The chief of French bank Societe General said further European bank stress tests aren't needed as their exposure to sovereign debt is known.
"The exposure to sovereign debts is public. They are well known," Societe General CEO Frederic Oudea told CNBC on Tuesday, according to the channel's website.
"Markets can make calculations and I think generally speaking, people totally overestimate the impact of any kind of scenario on this sovereign debt."
The stringency of the European bank stress tests carried out in July has been called into question by the markets after Bank of Ireland and Allied Irish Banks passed only to need bailouts a few months later.

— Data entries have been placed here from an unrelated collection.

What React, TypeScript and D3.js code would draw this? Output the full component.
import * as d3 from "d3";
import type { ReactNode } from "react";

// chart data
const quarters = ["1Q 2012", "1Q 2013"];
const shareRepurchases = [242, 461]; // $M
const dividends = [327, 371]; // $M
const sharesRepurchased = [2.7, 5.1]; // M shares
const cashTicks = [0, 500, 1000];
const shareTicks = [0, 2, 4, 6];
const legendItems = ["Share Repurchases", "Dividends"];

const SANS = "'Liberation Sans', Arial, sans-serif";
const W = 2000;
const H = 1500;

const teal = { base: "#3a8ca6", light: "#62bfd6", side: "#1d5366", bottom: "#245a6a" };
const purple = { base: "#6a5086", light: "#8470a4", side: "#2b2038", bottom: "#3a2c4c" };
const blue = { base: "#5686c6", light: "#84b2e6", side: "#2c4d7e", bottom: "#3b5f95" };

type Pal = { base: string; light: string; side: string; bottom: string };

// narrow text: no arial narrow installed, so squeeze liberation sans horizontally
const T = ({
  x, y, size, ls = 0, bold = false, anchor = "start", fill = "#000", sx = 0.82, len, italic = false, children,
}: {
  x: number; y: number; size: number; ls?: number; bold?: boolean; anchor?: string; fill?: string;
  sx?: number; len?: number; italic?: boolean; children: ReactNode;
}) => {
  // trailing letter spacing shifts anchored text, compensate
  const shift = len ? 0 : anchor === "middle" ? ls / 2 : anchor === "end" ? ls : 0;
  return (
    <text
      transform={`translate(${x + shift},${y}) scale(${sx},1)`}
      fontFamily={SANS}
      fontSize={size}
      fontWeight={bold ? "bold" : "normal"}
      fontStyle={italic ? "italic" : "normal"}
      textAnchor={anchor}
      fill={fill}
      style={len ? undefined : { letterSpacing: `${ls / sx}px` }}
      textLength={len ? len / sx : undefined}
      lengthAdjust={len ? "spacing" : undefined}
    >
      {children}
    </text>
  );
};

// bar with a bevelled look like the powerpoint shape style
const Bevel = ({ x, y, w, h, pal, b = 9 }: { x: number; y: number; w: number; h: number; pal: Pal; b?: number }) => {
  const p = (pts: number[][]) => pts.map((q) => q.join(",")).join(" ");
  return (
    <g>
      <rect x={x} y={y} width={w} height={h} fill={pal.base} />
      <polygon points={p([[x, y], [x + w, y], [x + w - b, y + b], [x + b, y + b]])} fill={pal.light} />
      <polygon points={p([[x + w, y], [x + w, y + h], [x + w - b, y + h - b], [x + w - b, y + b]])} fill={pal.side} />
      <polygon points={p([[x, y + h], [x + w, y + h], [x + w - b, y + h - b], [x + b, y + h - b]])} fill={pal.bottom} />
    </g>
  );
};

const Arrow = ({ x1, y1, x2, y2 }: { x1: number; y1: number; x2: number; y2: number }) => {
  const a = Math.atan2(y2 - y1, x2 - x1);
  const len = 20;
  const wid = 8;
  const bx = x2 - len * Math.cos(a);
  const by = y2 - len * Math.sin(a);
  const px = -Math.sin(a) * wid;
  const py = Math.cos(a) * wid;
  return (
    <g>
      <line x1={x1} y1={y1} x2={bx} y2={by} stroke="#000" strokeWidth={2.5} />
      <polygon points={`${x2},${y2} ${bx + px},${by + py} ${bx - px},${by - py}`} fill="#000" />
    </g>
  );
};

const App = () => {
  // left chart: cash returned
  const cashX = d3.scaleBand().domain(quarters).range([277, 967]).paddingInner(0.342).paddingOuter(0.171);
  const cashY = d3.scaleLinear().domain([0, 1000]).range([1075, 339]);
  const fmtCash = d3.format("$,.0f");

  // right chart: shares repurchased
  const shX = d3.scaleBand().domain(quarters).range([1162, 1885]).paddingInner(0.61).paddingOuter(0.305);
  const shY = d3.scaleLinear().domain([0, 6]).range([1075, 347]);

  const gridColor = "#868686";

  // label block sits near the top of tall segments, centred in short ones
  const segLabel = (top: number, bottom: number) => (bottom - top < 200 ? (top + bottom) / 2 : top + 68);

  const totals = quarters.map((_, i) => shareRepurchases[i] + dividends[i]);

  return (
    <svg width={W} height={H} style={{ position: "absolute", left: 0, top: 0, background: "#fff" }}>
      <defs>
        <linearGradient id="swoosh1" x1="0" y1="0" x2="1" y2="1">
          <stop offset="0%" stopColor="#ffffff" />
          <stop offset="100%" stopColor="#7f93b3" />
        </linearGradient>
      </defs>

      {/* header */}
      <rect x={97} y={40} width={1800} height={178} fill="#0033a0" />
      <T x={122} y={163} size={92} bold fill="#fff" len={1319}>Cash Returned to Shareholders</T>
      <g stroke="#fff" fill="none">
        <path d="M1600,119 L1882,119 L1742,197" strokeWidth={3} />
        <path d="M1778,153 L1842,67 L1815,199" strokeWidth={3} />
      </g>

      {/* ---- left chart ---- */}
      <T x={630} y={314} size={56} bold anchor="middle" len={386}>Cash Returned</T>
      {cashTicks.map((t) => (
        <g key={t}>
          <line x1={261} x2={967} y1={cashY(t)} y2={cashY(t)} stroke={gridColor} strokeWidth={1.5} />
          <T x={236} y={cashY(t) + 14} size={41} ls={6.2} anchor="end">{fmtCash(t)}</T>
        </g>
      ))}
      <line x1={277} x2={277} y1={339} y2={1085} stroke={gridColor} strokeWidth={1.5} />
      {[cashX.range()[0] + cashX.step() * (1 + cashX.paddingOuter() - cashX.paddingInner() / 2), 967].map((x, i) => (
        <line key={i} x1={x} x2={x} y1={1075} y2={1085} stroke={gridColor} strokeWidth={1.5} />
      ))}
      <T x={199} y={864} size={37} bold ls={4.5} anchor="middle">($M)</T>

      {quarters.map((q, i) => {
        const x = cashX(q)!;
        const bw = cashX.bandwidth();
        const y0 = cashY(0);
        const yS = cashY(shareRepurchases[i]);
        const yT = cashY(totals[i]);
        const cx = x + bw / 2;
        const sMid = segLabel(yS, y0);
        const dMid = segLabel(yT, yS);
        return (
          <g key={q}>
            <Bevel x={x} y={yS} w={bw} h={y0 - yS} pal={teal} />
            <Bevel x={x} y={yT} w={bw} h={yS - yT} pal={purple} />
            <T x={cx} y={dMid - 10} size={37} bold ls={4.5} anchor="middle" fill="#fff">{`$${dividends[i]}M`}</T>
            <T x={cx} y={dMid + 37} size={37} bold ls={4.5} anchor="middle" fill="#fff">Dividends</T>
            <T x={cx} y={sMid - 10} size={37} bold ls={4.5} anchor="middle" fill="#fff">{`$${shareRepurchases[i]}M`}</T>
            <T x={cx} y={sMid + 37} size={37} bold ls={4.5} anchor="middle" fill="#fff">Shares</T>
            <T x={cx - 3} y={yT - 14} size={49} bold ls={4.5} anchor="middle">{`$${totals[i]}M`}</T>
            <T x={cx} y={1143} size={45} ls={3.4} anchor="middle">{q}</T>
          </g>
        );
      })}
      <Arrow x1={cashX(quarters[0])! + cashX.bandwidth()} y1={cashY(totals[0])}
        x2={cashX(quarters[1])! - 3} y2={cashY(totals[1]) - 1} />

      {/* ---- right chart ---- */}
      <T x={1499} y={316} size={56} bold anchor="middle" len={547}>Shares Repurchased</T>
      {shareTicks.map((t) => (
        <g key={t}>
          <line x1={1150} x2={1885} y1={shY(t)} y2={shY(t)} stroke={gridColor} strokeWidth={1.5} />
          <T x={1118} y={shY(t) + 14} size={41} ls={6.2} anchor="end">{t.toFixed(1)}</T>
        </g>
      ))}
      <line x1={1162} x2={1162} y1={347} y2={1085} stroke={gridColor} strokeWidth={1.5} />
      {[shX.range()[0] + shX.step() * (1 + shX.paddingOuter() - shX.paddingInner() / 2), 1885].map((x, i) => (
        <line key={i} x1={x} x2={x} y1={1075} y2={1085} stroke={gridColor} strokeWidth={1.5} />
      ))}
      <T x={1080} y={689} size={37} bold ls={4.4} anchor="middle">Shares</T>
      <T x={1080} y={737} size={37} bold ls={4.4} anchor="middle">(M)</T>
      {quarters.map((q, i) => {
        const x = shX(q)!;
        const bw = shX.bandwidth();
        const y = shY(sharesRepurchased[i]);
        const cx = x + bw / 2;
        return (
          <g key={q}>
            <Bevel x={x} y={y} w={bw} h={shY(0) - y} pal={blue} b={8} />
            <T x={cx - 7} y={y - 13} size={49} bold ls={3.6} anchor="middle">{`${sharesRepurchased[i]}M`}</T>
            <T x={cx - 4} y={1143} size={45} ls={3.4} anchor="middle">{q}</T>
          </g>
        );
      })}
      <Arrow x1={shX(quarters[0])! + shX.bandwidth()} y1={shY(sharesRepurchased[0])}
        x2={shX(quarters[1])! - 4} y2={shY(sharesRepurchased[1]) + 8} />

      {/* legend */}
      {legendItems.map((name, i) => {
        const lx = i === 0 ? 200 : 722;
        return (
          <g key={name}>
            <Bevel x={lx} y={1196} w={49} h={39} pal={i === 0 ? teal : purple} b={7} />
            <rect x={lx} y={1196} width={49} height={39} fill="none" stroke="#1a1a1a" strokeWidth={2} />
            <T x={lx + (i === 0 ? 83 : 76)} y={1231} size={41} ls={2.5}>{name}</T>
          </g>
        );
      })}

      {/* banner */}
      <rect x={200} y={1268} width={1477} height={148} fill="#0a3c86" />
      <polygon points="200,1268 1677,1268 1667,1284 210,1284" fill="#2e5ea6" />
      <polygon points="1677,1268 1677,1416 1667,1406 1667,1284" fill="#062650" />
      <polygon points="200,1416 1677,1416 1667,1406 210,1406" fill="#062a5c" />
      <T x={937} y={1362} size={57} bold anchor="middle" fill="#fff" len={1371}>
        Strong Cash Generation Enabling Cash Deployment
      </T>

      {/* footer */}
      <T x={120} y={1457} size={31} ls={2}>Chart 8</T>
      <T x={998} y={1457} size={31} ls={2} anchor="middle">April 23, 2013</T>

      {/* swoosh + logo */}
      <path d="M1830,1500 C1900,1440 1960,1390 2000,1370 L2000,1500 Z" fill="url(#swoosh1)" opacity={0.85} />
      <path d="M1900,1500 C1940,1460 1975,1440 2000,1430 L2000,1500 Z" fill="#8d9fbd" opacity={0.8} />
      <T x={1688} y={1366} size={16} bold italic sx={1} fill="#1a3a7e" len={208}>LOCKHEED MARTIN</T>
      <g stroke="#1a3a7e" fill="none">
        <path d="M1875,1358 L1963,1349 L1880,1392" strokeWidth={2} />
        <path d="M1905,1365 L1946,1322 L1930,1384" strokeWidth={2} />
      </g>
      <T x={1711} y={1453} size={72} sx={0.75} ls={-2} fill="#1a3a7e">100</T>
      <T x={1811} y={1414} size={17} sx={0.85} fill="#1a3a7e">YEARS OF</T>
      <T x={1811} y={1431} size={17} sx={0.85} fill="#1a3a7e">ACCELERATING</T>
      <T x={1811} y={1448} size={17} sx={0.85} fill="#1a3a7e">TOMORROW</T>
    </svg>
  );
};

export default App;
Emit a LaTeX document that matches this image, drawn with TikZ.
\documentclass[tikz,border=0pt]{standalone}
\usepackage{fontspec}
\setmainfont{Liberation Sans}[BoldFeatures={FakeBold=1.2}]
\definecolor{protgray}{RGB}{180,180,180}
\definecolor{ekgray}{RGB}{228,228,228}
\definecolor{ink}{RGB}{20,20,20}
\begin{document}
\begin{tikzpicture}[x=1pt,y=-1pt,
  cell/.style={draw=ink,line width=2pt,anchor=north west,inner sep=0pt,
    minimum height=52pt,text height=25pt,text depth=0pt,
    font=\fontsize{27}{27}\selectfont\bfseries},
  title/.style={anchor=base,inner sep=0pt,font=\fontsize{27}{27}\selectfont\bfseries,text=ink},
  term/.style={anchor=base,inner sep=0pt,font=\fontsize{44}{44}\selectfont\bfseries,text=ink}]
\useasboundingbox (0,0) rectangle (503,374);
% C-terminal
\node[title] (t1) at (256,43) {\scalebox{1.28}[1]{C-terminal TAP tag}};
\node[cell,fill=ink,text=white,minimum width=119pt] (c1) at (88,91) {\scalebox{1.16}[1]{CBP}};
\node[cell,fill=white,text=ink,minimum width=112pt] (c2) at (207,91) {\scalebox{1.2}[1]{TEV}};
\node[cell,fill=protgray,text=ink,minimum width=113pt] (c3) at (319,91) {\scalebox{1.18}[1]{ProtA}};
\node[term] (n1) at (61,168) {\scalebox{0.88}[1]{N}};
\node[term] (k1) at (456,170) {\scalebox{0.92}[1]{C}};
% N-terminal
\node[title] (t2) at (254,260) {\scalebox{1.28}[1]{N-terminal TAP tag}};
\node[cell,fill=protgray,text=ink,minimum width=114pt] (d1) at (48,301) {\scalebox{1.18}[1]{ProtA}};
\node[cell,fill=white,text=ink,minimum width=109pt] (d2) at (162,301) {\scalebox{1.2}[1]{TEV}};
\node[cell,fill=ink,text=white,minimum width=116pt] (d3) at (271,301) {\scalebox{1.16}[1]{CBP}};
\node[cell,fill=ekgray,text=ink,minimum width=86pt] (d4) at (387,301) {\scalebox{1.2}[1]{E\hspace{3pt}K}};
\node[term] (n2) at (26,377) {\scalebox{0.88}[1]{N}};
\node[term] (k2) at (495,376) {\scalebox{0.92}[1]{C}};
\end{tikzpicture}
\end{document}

Of 91 European banks tested last July, only seven — five in Spain, one in Germany and one in Greece — were found to be vulnerable to economic stress.
EU economic affairs commissioner Olli Rehn said earlier this month new "even more rigorous and even more comprehensive" stress tests would be organized in February, this time including a look at liquidity positions.
The president of the European Central Bank, Jean-Claude Trichet, also said earlier this month that bank stress tests were "useful" and would be organized regularly in the European Union.
Although Oudea felt further bank stress tests weren't needed, he said fears of contagion in the eurozone over deficit and debt problems could make for another year of volatility on the markets.
Nevertheless, Oudea said that fears of contagion had been overblown.
He added if European governments are able to come to a solution, it could "make the volatility disappear."
Analysts and markets were underwhelmed by the European summit earlier in December, where leaders decided to move to establish a permanent rescue fund, but didn't decide on its size and did not provide any details on potentially forcing investors to suffer losses in future bailouts.